Cured meats, canned soup, canned vegetables, frozen vegetables with sauce, prepared meals and fast foods tend to be high in sodium. Fast food and restaurant foods are also very high in sodium. Preparing meals at home often means you can control sodium content and calories. If you choose canned beans, rinse them before use to reduce the sodium content. Check labels on prepared bread, even whole-wheat varieties, which can also be high in added sodium.

Sample Plan

An 1,800-calorie plan with just below 1,400 mg of sodium begins with an egg scrambled with 2 egg whites, 2 slices of whole-wheat toast, 8 oz. of skim milk and a glass of orange juice for breakfast. As a mid-morning snack, enjoy 1 oz. of almonds with 1 cup of non-fat, plain yogurt and a banana.

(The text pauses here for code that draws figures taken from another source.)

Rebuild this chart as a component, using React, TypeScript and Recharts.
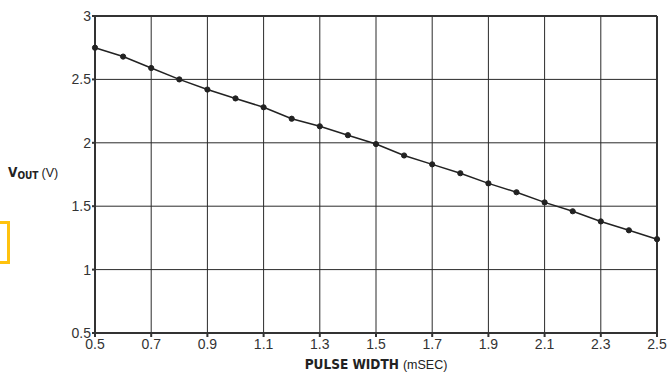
import React from "react";
import { LineChart, Line, XAxis, YAxis, CartesianGrid, ReferenceLine } from "recharts";

const pulseWidth = [0.5, 0.6, 0.7, 0.8, 0.9, 1.0, 1.1, 1.2, 1.3, 1.4, 1.5, 1.6, 1.7, 1.8, 1.9, 2.0, 2.1, 2.2, 2.3, 2.4, 2.5];
const vout = [2.75, 2.68, 2.59, 2.5, 2.42, 2.35, 2.28, 2.19, 2.13, 2.06, 1.99, 1.9, 1.83, 1.76, 1.68, 1.61, 1.53, 1.46, 1.38, 1.31, 1.24];
const xTicks = [0.5, 0.7, 0.9, 1.1, 1.3, 1.5, 1.7, 1.9, 2.1, 2.3, 2.5];
const yTicks = [0.5, 1, 1.5, 2, 2.5, 3];

const data = pulseWidth.map((x, i) => ({ x, v: vout[i] }));

const FONT = "'Liberation Sans', Arial, sans-serif";
const NARROW = "'Liberation Sans Narrow', 'DejaVu Sans Condensed', sans-serif";
const INK = "#222";

function XLabel() {
  return (
    <text x={376} y={369} textAnchor="middle" fill={INK} fontSize={12.5}>
      <tspan fontFamily={NARROW} fontWeight={700} fontSize={13.5}>PULSE WIDTH</tspan>
      <tspan fontFamily={FONT} dx={4}>(mSEC)</tspan>
    </text>
  );
}

function YLabel() {
  return (
    <text x={8} y={177} fill={INK} fontSize={12.5}>
      <tspan fontFamily={NARROW} fontWeight={700} fontSize={13.5}>V</tspan>
      <tspan fontFamily={NARROW} fontWeight={700} fontSize={10} dy={2}>OUT</tspan>
      <tspan fontFamily={FONT} dy={-2} dx={3}>(V)</tspan>
    </text>
  );
}

export default function App() {
  return (
    <div style={{ position: "absolute", left: 0, top: 0, width: 667, height: 373, background: "#fff" }}>
      <div
        style={{
          position: "absolute",
          left: -20,
          top: 221,
          width: 24,
          height: 37,
          border: "3px solid #FFC20E",
        }}
      />
      <LineChart
        width={667}
        height={373}
        data={data}
        margin={{ top: 16, right: 10, left: 0, bottom: 20 }}
      >
        <CartesianGrid stroke="#2a2a2a" strokeWidth={1} />
        <XAxis
          dataKey="x"
          type="number"
          domain={[0.5, 2.5]}
          ticks={xTicks}
          interval={0}
          height={20}
          stroke="#333"
          strokeWidth={2}
          tickSize={4}
          tickMargin={2}
          tick={{ fontSize: 14, fill: "#333", fontFamily: FONT }}
          tickFormatter={(v: number) => String(v)}
          label={{ content: () => <XLabel /> }}
        />
        <YAxis
          type="number"
          domain={[0.5, 3]}
          ticks={yTicks}
          interval={0}
          width={95}
          stroke="#333"
          strokeWidth={2}
          tickSize={3}
          tickMargin={1}
          tick={{ fontSize: 14, fill: "#333", fontFamily: FONT }}
          label={{ content: () => <YLabel /> }}
        />
        <ReferenceLine y={3} stroke="#333" strokeWidth={2} />
        <ReferenceLine x={2.5} stroke="#333" strokeWidth={2} />
        <Line
          type="linear"
          dataKey="v"
          stroke={INK}
          strokeWidth={1.5}
          dot={{ r: 2.6, fill: INK, stroke: INK, strokeWidth: 1 }}
          isAnimationActive={false}
        />
      </LineChart>
    </div>
  );
}
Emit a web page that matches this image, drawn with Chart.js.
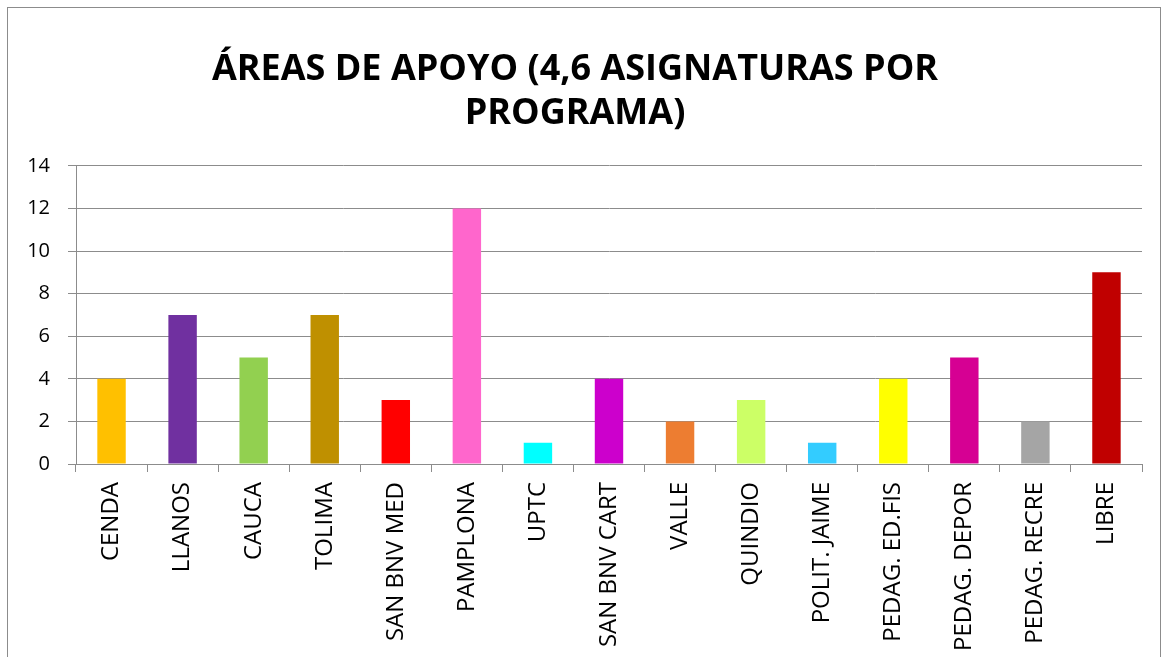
<!DOCTYPE html>
<html lang="es">
<head>
    <meta charset="UTF-8">
    <title>Áreas de apoyo</title>
    <script src="https://cdn.jsdelivr.net/npm/chart.js"></script>
    <style>
        html, body { margin: 0; padding: 0; background: #fff; overflow: hidden; }
        #frame {
            position: absolute; left: 7px; top: 7px;
            width: 1152px; height: 700px;
            border: 1px solid #8c8c8c;
        }
        #chart { display: block; }
    </style>
</head>
<body>
    <div id="frame">
        <canvas id="chart" width="1152" height="700"></canvas>
    </div>
    <script>
        // datos
        const programas = ['CENDA', 'LLANOS', 'CAUCA', 'TOLIMA', 'SAN BNV MED', 'PAMPLONA', 'UPTC',
            'SAN BNV CART', 'VALLE', 'QUINDIO', 'POLIT. JAIME', 'PEDAG. ED.FIS', 'PEDAG. DEPOR',
            'PEDAG. RECRE', 'LIBRE'];
        const asignaturas = [4, 7, 5, 7, 3, 12, 1, 4, 2, 3, 1, 4, 5, 2, 9];
        const colores = ['#FFC000', '#7030A0', '#92D050', '#BF9000', '#FF0000', '#FF66CC', '#00FFFF',
            '#CC00CC', '#ED7D31', '#CCFF66', '#33CCFF', '#FFFF00', '#D60093', '#A5A5A5', '#C00000'];
        const titulo = ['ÁREAS DE APOYO (4,6 ASIGNATURAS POR', 'PROGRAMA)'];

        const gris = '#8c8c8c';
        const ctx = document.getElementById('chart').getContext('2d');
        new Chart(ctx, {
            type: 'bar',
            data: {
                labels: programas,
                datasets: [{
                    data: asignaturas,
                    backgroundColor: colores,
                    borderWidth: 0,
                    categoryPercentage: 1,
                    barPercentage: 0.4
                }]
            },
            options: {
                responsive: false,
                animation: false,
                layout: { padding: { left: 0, right: 18, top: 0, bottom: 0 } },
                plugins: {
                    legend: { display: false },
                    tooltip: { enabled: false },
                    title: {
                        display: true,
                        text: titulo,
                        color: '#000',
                        font: { family: "'Open Sans', sans-serif", size: 36, weight: 'bold', lineHeight: 1.22 },
                        padding: { top: 40, bottom: 30 }
                    }
                },
                scales: {
                    x: {
                        afterFit: (s) => { s.height = 244; },
                        grid: { offset: true, drawOnChartArea: false, drawTicks: true, tickLength: 8, color: gris },
                        border: { color: gris },
                        ticks: {
                            color: '#000',
                            minRotation: 90, maxRotation: 90,
                            autoSkip: false,
                            padding: 10,
                            font: { family: "'Open Sans', sans-serif", size: 24 }
                        }
                    },
                    y: {
                        min: 0, max: 14,
                        afterFit: (s) => { s.width = 68; },
                        grid: { color: gris, tickLength: 8 },
                        border: { color: gris },
                        ticks: {
                            stepSize: 2,
                            color: '#000',
                            padding: 18,
                            font: { family: "'Open Sans', sans-serif", size: 20 }
                        }
                    }
                }
            }
        });
    </script>
</body>
</html>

For lunch, make a large salad with 3 oz. of roasted chicken breast, 2 cups of shredded romaine lettuce, chopped tomatoes and red bell pepper strips. Dress with 1 tbsp. of olive oil and the juice of one lemon and have an apple for dessert. Mid-afternoon, enjoy 1 oz. of part-skim mozzarella cheese and a serving of low-sodium saltine crackers. For dinner, broil 4 oz. of salmon and serve with ¼ cup of dry quinoa cooked with water, chopped onions and ½ cup of sliced mushrooms. Have 1 cup of fresh, steamed green beans on the side.